AF: An Association-Based Fusion Method for Multi-Modal Classification

IEEE Trans Pattern Anal Mach Intell. 2022 Dec;44(12):9236-9254. doi: 10.1109/TPAMI.2021.3125995. Epub 2022 Nov 7.

Abstract

Multi-modal classification (MMC) aims to integrate the complementary information from different modalities to improve classification performance. Existing MMC methods can be grouped into two categories: traditional methods and deep learning-based methods. The traditional methods often implement fusion in a low-level original space. Besides, they mostly focus on the inter-modal fusion and neglect the intra-modal fusion. Thus, the representation capacity of fused features induced by them is insufficient. The deep learning-based methods implement the fusion in a high-level feature space where the associations among features are considered, while the whole process is implicit and the fused space lacks interpretability.
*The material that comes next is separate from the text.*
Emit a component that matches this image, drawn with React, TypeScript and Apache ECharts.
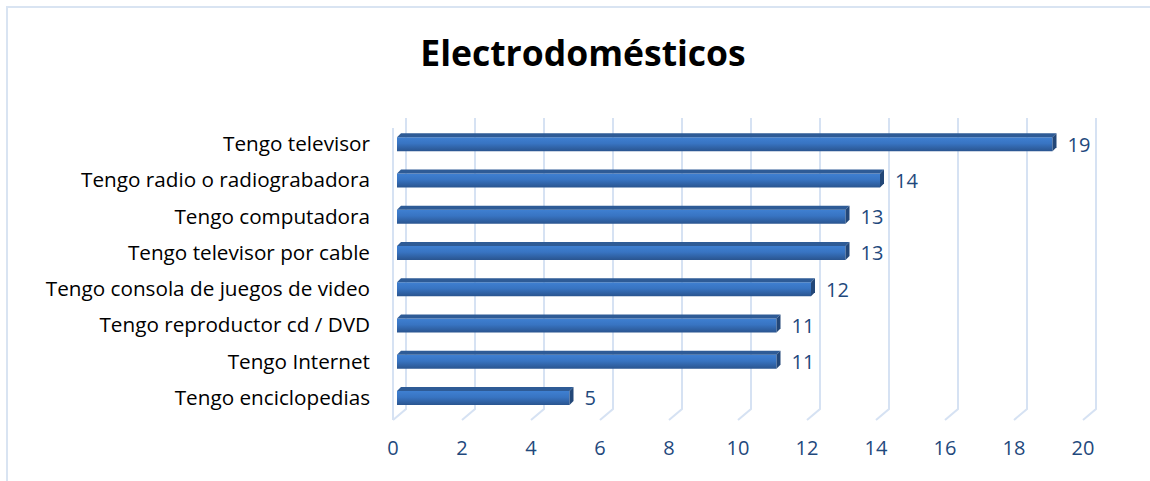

Based on these observations, we propose a novel interpretative association-based fusion method for MMC, named AF. In AF, both the association information and the high-order information extracted from feature space are simultaneously encoded into a new feature space to help to train an MMC model in an explicit manner. Moreover, AF is a general fusion framework, and most existing MMC methods can be embedded into it to improve their performance. Finally, the effectiveness and the generality of AF are validated on 22 datasets, four typically traditional MMC methods adopting best modality, early, late and model fusion strategies and a deep learning-based MMC method.